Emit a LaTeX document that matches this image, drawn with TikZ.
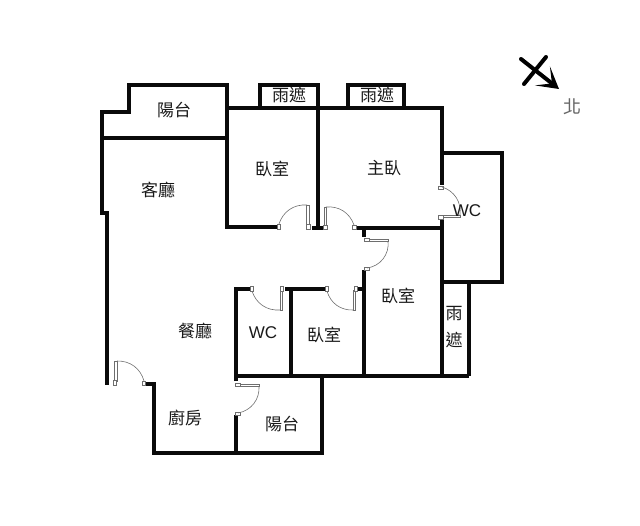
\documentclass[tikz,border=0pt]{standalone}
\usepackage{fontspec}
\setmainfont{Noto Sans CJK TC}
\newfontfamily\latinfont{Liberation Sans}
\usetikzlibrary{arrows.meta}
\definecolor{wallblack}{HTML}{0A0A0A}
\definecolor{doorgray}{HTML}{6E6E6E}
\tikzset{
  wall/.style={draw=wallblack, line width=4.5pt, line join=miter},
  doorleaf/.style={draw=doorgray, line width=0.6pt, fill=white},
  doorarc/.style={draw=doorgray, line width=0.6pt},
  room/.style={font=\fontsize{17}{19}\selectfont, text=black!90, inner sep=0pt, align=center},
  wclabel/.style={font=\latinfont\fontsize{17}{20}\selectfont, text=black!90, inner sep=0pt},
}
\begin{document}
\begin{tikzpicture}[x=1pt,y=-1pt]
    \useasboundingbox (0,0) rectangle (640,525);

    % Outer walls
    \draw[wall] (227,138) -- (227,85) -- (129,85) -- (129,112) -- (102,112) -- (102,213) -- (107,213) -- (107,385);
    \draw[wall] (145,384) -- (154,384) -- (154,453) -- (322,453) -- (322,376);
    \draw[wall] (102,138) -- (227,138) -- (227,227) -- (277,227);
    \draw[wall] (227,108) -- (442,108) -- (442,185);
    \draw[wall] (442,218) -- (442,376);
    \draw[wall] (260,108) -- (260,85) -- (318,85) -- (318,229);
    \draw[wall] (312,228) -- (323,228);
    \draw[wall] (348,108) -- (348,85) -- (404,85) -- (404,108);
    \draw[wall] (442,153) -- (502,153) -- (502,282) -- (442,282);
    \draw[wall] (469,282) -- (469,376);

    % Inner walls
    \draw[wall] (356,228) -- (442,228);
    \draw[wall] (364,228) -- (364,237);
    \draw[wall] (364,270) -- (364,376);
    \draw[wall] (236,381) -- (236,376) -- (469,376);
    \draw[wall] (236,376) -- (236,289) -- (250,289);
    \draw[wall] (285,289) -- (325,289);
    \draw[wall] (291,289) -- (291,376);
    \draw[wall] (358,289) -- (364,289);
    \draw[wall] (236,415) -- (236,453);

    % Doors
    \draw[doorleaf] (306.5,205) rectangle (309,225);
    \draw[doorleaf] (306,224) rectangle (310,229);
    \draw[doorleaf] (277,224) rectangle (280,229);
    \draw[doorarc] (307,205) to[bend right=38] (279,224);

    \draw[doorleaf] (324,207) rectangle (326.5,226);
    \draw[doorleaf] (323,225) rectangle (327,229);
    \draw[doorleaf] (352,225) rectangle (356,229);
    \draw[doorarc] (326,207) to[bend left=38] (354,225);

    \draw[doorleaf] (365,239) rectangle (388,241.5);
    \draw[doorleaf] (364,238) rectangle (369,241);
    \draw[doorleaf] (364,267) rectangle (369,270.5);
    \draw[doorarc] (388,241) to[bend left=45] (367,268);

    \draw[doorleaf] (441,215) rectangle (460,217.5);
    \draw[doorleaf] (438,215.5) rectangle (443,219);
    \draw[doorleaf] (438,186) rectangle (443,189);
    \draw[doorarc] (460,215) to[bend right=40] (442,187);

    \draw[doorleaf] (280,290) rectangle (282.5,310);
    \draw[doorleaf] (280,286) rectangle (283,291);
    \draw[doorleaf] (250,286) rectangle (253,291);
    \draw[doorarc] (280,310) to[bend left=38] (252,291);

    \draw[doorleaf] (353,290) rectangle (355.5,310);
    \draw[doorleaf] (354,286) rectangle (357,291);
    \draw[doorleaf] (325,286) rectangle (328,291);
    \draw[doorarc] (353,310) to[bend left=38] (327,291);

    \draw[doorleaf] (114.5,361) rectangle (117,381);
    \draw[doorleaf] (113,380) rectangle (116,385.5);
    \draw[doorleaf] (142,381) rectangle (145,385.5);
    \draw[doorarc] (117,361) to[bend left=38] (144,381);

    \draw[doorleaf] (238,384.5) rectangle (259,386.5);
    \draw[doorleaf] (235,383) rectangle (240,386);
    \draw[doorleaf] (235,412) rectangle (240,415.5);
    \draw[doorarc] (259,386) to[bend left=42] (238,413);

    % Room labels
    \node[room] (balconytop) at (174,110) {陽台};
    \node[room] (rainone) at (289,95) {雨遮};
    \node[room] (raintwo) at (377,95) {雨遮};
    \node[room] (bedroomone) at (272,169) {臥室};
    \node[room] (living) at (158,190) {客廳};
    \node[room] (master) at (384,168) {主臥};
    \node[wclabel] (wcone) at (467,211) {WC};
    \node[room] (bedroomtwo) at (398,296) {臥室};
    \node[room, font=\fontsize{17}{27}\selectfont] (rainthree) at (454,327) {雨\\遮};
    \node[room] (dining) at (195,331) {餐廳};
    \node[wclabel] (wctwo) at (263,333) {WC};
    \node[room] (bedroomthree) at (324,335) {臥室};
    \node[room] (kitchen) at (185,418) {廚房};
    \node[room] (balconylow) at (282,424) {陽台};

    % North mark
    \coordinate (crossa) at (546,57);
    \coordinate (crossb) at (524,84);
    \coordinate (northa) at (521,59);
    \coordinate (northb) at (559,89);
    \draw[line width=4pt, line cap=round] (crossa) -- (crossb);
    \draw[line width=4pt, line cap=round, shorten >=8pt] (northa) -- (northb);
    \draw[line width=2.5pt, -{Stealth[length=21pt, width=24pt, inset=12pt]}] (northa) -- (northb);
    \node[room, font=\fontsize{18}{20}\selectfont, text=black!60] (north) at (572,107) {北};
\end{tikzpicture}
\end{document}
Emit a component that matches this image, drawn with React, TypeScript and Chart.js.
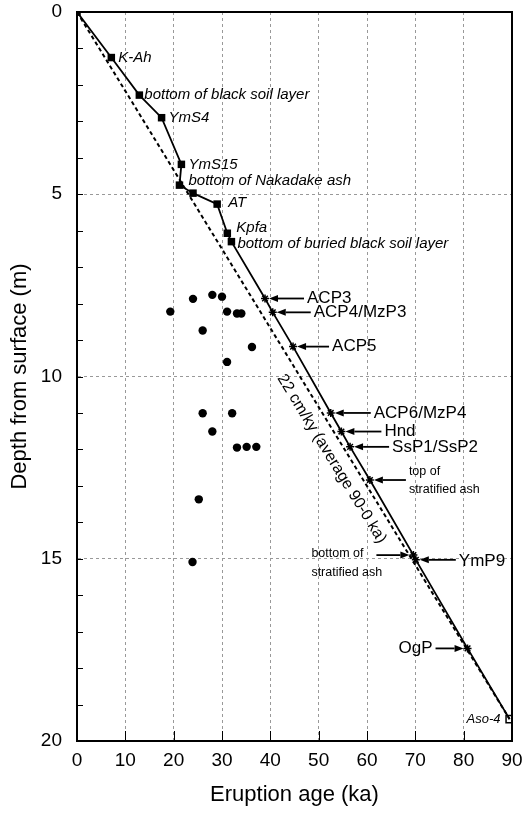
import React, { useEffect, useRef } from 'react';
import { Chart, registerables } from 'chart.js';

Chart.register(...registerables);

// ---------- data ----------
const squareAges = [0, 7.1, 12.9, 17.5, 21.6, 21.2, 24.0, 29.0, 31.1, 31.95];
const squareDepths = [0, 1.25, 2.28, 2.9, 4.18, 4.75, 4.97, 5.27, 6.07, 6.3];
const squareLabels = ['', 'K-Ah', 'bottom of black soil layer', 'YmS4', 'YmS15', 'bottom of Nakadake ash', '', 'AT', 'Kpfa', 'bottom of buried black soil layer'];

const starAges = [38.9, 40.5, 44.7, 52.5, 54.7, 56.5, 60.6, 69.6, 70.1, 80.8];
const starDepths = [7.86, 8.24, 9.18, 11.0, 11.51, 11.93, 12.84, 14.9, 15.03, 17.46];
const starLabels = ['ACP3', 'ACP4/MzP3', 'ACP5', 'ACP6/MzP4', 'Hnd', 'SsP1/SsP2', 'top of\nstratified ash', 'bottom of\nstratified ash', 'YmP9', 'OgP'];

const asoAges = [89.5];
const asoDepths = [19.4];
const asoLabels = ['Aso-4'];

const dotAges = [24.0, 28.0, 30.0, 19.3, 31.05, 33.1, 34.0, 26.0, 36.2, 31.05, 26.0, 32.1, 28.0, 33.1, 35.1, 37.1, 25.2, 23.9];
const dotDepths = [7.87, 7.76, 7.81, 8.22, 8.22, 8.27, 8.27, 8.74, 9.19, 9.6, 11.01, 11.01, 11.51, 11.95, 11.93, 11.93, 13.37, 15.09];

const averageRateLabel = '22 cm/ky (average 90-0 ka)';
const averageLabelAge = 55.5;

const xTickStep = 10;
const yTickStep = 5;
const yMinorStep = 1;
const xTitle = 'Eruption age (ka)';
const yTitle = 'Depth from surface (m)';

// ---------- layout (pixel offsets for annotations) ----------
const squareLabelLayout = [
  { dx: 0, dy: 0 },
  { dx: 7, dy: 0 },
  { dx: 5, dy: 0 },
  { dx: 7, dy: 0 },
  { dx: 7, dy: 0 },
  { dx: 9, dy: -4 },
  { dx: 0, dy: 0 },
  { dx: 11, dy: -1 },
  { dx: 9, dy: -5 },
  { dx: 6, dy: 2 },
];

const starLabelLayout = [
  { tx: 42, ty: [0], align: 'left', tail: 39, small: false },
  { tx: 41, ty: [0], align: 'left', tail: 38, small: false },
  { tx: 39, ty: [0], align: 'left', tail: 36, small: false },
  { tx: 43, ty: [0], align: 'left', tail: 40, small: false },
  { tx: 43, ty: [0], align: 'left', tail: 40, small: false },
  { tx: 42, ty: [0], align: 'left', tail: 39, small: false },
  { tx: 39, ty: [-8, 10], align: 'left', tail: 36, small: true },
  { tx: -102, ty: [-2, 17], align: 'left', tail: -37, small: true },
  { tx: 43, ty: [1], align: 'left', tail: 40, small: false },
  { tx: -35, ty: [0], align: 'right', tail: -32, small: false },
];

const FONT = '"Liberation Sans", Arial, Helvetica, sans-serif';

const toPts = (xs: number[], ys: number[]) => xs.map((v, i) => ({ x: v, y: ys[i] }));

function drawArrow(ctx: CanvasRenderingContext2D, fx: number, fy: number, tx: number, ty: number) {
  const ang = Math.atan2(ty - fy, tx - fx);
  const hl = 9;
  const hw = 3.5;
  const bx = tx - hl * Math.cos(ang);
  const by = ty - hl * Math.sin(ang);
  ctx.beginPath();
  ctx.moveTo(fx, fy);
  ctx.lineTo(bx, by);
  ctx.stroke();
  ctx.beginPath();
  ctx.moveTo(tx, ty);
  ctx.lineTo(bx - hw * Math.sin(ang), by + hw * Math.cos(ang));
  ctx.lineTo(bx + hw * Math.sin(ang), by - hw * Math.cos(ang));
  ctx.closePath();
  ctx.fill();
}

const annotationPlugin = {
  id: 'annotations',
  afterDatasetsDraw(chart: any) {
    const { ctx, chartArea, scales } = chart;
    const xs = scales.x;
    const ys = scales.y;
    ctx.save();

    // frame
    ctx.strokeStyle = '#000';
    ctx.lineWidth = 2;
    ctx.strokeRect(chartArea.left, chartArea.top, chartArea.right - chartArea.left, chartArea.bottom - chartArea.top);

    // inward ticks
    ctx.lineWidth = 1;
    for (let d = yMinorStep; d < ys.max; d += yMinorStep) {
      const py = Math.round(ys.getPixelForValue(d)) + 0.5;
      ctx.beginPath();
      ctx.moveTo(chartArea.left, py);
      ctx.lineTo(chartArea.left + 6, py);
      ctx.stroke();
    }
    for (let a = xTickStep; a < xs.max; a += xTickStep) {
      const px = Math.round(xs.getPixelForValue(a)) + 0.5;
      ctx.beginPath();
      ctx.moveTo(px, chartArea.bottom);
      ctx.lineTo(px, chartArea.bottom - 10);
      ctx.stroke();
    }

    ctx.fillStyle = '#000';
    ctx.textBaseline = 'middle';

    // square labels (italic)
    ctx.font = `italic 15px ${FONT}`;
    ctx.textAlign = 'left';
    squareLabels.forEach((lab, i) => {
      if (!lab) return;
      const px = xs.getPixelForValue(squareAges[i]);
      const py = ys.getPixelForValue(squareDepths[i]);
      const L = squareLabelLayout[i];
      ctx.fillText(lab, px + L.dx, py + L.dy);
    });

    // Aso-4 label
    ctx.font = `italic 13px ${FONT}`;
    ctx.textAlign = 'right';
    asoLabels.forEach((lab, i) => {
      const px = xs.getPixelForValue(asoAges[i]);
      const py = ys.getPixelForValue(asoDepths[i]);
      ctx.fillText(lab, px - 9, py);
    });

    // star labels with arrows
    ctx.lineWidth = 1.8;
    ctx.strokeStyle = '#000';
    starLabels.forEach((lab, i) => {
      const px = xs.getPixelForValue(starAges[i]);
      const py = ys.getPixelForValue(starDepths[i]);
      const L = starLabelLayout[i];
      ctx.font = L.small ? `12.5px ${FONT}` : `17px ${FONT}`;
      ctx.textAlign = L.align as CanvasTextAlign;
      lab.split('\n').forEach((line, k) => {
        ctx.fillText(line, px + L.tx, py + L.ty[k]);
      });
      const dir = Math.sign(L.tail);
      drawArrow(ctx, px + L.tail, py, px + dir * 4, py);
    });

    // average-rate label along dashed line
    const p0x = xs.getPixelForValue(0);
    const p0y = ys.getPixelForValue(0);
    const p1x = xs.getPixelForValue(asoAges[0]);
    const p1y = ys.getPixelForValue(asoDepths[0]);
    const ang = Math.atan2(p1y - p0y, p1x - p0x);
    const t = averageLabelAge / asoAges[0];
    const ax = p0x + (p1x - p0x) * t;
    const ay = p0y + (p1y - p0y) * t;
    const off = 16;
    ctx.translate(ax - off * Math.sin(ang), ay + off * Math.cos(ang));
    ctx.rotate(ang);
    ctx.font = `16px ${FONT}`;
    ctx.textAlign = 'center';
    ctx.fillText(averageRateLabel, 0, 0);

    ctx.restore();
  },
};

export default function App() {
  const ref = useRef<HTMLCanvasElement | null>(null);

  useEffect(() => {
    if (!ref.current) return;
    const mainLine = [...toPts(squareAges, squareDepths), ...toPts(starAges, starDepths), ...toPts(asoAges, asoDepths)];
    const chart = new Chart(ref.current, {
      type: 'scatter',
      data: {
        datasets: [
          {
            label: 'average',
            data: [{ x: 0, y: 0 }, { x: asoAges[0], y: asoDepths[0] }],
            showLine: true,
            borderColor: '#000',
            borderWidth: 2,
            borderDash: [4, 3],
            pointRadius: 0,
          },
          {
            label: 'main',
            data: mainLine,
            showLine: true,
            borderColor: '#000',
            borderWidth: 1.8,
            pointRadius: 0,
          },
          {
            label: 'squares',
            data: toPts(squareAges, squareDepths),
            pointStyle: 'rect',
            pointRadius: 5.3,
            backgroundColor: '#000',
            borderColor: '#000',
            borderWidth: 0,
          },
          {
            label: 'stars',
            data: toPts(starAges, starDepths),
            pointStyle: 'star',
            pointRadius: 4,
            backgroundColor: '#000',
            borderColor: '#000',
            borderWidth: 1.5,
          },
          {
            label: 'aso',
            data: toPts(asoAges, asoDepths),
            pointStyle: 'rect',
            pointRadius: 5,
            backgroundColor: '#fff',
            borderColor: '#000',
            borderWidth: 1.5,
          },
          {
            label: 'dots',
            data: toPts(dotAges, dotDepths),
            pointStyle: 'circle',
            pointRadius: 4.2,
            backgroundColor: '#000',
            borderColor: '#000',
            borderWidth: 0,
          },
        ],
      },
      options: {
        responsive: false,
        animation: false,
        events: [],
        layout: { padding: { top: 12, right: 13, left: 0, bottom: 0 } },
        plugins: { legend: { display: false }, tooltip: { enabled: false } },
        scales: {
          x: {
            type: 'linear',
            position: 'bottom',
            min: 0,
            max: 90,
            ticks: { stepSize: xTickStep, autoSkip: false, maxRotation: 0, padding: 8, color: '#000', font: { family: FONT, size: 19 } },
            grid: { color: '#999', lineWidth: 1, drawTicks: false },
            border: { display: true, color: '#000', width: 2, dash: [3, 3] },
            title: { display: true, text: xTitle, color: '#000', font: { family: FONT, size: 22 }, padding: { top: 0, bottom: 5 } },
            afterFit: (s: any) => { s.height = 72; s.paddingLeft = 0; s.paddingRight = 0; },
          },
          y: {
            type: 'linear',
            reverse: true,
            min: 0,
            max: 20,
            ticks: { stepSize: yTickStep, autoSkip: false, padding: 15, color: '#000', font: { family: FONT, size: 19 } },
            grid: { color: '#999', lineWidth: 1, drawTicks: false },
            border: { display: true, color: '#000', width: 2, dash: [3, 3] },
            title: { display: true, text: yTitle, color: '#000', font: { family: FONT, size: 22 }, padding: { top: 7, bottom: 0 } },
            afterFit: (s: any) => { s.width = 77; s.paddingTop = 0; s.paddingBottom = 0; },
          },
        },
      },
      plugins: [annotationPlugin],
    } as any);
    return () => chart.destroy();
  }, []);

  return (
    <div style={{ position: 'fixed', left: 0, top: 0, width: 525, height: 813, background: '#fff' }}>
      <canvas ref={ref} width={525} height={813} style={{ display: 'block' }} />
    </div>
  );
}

- **What to produce**
Every line from the top of the entries through the line that holds "to[bend left=38] (354,225);" is to be quoted exactly, please, and nothing else; omit the pictures.

- **Exercise solution**
Emit a LaTeX document that matches this image, drawn with TikZ.
\documentclass[tikz,border=0pt]{standalone}
\usepackage{fontspec}
\setmainfont{Noto Sans CJK TC}
\newfontfamily\latinfont{Liberation Sans}
\usetikzlibrary{arrows.meta}
\definecolor{wallblack}{HTML}{0A0A0A}
\definecolor{doorgray}{HTML}{6E6E6E}
\tikzset{
  wall/.style={draw=wallblack, line width=4.5pt, line join=miter},
  doorleaf/.style={draw=doorgray, line width=0.6pt, fill=white},
  doorarc/.style={draw=doorgray, line width=0.6pt},
  room/.style={font=\fontsize{17}{19}\selectfont, text=black!90, inner sep=0pt, align=center},
  wclabel/.style={font=\latinfont\fontsize{17}{20}\selectfont, text=black!90, inner sep=0pt},
}
\begin{document}
\begin{tikzpicture}[x=1pt,y=-1pt]
    \useasboundingbox (0,0) rectangle (640,525);

    % Outer walls
    \draw[wall] (227,138) -- (227,85) -- (129,85) -- (129,112) -- (102,112) -- (102,213) -- (107,213) -- (107,385);
    \draw[wall] (145,384) -- (154,384) -- (154,453) -- (322,453) -- (322,376);
    \draw[wall] (102,138) -- (227,138) -- (227,227) -- (277,227);
    \draw[wall] (227,108) -- (442,108) -- (442,185);
    \draw[wall] (442,218) -- (442,376);
    \draw[wall] (260,108) -- (260,85) -- (318,85) -- (318,229);
    \draw[wall] (312,228) -- (323,228);
    \draw[wall] (348,108) -- (348,85) -- (404,85) -- (404,108);
    \draw[wall] (442,153) -- (502,153) -- (502,282) -- (442,282);
    \draw[wall] (469,282) -- (469,376);

    % Inner walls
    \draw[wall] (356,228) -- (442,228);
    \draw[wall] (364,228) -- (364,237);
    \draw[wall] (364,270) -- (364,376);
    \draw[wall] (236,381) -- (236,376) -- (469,376);
    \draw[wall] (236,376) -- (236,289) -- (250,289);
    \draw[wall] (285,289) -- (325,289);
    \draw[wall] (291,289) -- (291,376);
    \draw[wall] (358,289) -- (364,289);
    \draw[wall] (236,415) -- (236,453);

    % Doors
    \draw[doorleaf] (306.5,205) rectangle (309,225);
    \draw[doorleaf] (306,224) rectangle (310,229);
    \draw[doorleaf] (277,224) rectangle (280,229);
    \draw[doorarc] (307,205) to[bend right=38] (279,224);

    \draw[doorleaf] (324,207) rectangle (326.5,226);
    \draw[doorleaf] (323,225) rectangle (327,229);
    \draw[doorleaf] (352,225) rectangle (356,229);
    \draw[doorarc] (326,207) to[bend left=38] (354,225);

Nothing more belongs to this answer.